Some sites for hydrokinetic turbine array projects are often characterised by erodible sedimentary areas, such as the Bristol Channel, Irish Sea, and Spanish Riaz. While it is known that turbine deployment and operation can influence sediment transport and bedform dynamics at these locations, the specific characteristics of bed motion remain insufficiently studied.

This study adopts  an in-house large-eddy simulation model to simulate a single horizontal tidal-stream turbine with mobile sediment to investigate the impact of a turbine's operation on bedform dynamics. The simulations are conducted using the DOFAS solver (Digital Offshore Farms Simulator, Ouro et al. 2019, J Fluids Struct 91:102732), which adopts the Large Eddy Simulation (LES) framework with the WALE sub-grid scale model to capture the energetic large-scale turbulent structures in the flow.
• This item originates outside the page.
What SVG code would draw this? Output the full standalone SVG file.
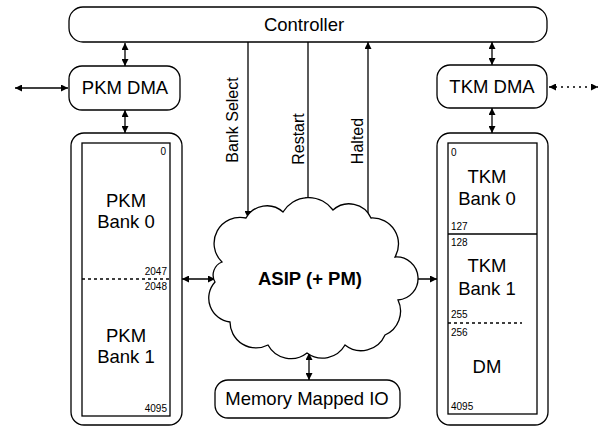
<svg xmlns="http://www.w3.org/2000/svg" width="604" height="427" viewBox="0 0 604 427">
<defs>
<marker id="ah" viewBox="0 0 10 10" refX="10" refY="5" markerWidth="8" markerHeight="7" markerUnits="userSpaceOnUse" orient="auto-start-reverse">
<path d="M0,0 L10,5 L0,10 z" fill="#000"/>
</marker>
</defs>
<style>
.box{fill:#fff;stroke:#000;stroke-width:1.3}
.mem{fill:none;stroke:#000;stroke-width:1.3}
.lbl{font-family:"Liberation Sans",Arial,sans-serif;font-size:18.5px;fill:#000;text-anchor:middle}
.big{font-family:"Liberation Sans",Arial,sans-serif;font-size:18.5px;font-weight:bold;fill:#000;text-anchor:middle}
.sig{font-family:"Liberation Sans",Arial,sans-serif;font-size:16px;fill:#000;text-anchor:middle}
.num{font-family:"Liberation Sans",Arial,sans-serif;font-size:10px;fill:#000}
.c{fill:none;stroke:#000;stroke-width:1.3}
.d{marker-start:url(#ah);marker-end:url(#ah)}
.e{marker-end:url(#ah)}
</style>
<rect width="604" height="427" fill="#fff"/>

<g id="connectors">
<line class="c d" x1="125" y1="43" x2="125" y2="66"/>
<line class="c d" x1="125" y1="110" x2="125" y2="133"/>
<line class="c d" x1="492" y1="42" x2="492" y2="65"/>
<line class="c d" x1="492" y1="108" x2="492" y2="133"/>
<line class="c d" x1="15" y1="88" x2="68" y2="88"/>
<line class="c d" x1="549" y1="87" x2="598" y2="87" stroke-dasharray="2 4"/>
<line class="c d" x1="182" y1="279" x2="215" y2="279"/>
<line class="c d" x1="404" y1="279" x2="437" y2="279"/>
<line class="c d" x1="309" y1="353" x2="309" y2="380"/>
<line class="c e" x1="248" y1="42" x2="248" y2="218"/>
<line class="c e" x1="308" y1="42" x2="308" y2="204"/>
<line class="c e" x1="368" y1="222" x2="368" y2="42"/>
<text class="sig" transform="translate(238,120) rotate(-90)">Bank Select</text>
<text class="sig" transform="translate(304,139) rotate(-90)">Restart</text>
<text class="sig" transform="translate(363,141) rotate(-90)">Halted</text>
</g>

<g id="controller">
<rect class="box" x="69" y="7" width="478" height="35" rx="14"/>
<text class="lbl" x="304" y="31">Controller</text>
</g>

<g id="pkm-dma">
<rect class="box" x="69" y="66" width="111" height="44" rx="13"/>
<text class="lbl" x="125" y="94">PKM DMA</text>
</g>

<g id="tkm-dma">
<rect class="box" x="437" y="65" width="110" height="43" rx="13"/>
<text class="lbl" x="492" y="93">TKM DMA</text>
</g>

<g id="pkm">
<rect class="box" x="71" y="133" width="111" height="292" rx="13"/>
<rect class="mem" x="82" y="143" width="88" height="273"/>
<line class="mem" x1="82" y1="279" x2="170" y2="279" stroke-dasharray="3 3"/>
<text class="num" x="166" y="155" text-anchor="end">0</text>
<text class="num" x="167" y="275" text-anchor="end">2047</text>
<text class="num" x="167" y="290" text-anchor="end">2048</text>
<text class="num" x="167" y="412" text-anchor="end">4095</text>
<text class="lbl" x="126" y="207">PKM</text>
<text class="lbl" x="126" y="228">Bank 0</text>
<text class="lbl" x="126" y="342">PKM</text>
<text class="lbl" x="126" y="363">Bank 1</text>
</g>

<g id="tkm">
<rect class="box" x="437" y="133" width="111" height="292" rx="13"/>
<rect class="mem" x="448" y="143" width="89" height="271"/>
<line class="mem" x1="448" y1="234" x2="537" y2="234"/>
<line class="mem" x1="448" y1="323" x2="522" y2="323" stroke-dasharray="3 3"/>
<text class="num" x="451" y="156">0</text>
<text class="num" x="451" y="230">127</text>
<text class="num" x="451" y="246">128</text>
<text class="num" x="451" y="318">255</text>
<text class="num" x="451" y="336">256</text>
<text class="num" x="451" y="410">4095</text>
<text class="lbl" x="487" y="183">TKM</text>
<text class="lbl" x="487" y="205">Bank 0</text>
<text class="lbl" x="487" y="272">TKM</text>
<text class="lbl" x="487" y="295">Bank 1</text>
<text class="lbl" x="487" y="373">DM</text>
</g>

<g id="asip">
<path class="box" d="M222,262 A26,26 0 0 1 246,218 A24,24 0 0 1 283,212 A30,30 0 0 1 333,210 A24,24 0 0 1 371,218 A26,26 0 0 1 395,257 A14,14 0 0 1 398,300 A26,26 0 0 1 385,335 A26,26 0 0 1 345,345 A26,26 0 0 1 307,353 A26,26 0 0 1 268,345 A26,26 0 0 1 230,322 A24,24 0 0 1 215,282 A14,14 0 0 1 222,262 z"/>
<text class="big" x="310" y="285">ASIP (+ PM)</text>
</g>

<g id="mmio">
<rect class="box" x="215" y="380" width="185" height="38" rx="13"/>
<text class="lbl" x="307" y="405">Memory Mapped IO</text>
</g>
</svg>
The Actuator Line Method (ALM) is used to represent the three blades comprising the turbine’s rotor, while the Immersed Boundary Method (IBM) is used to model the vertical support structure of the turbine. The main simulation is fed from a precursor simulation that included the mobile bed with the goal to generate fully-developed inflow conditions. Simulations considering a flat seabed are used to validated the simulations against laboratory-scale experimental data from Stallard et al. (2015, J Fluids Struct 54:235-246), ensuring the reliability of the numerical approach. The turbine diameter is 0.27m. The depth-averaged flow velocity of 0.47 m/s and the water depth is 0.54 m. For the mobile sediment bed simulations, the sediment dynamics module from the in-house code Hydro-3D solver (Liu et al., 2019, Physics of Fluids 31, 096603) are implemented into DOFAS to account for the sediment dynamics. The sediment bed was represented using the discrete points as per the IBM and the temporal evolution of bed elevation is obtained by solving the Exner–Polya equation. The sediment median grain size (d₅₀) is 0.5mm, and grain density (ρ_s) is 2650kg/m³.

Results from these first-of-its-kind large eddy simulations will reveal the processes by which the morphology of the sediment bed evolves in response to the operation of a single tidal turbine. Specifically, we will look at the variation of the mean seabed height downstream of the turbine over its wake region but also in its outskirts. Characterisation of the different wake dynamics, e.g. recovery rate, will also be assessed.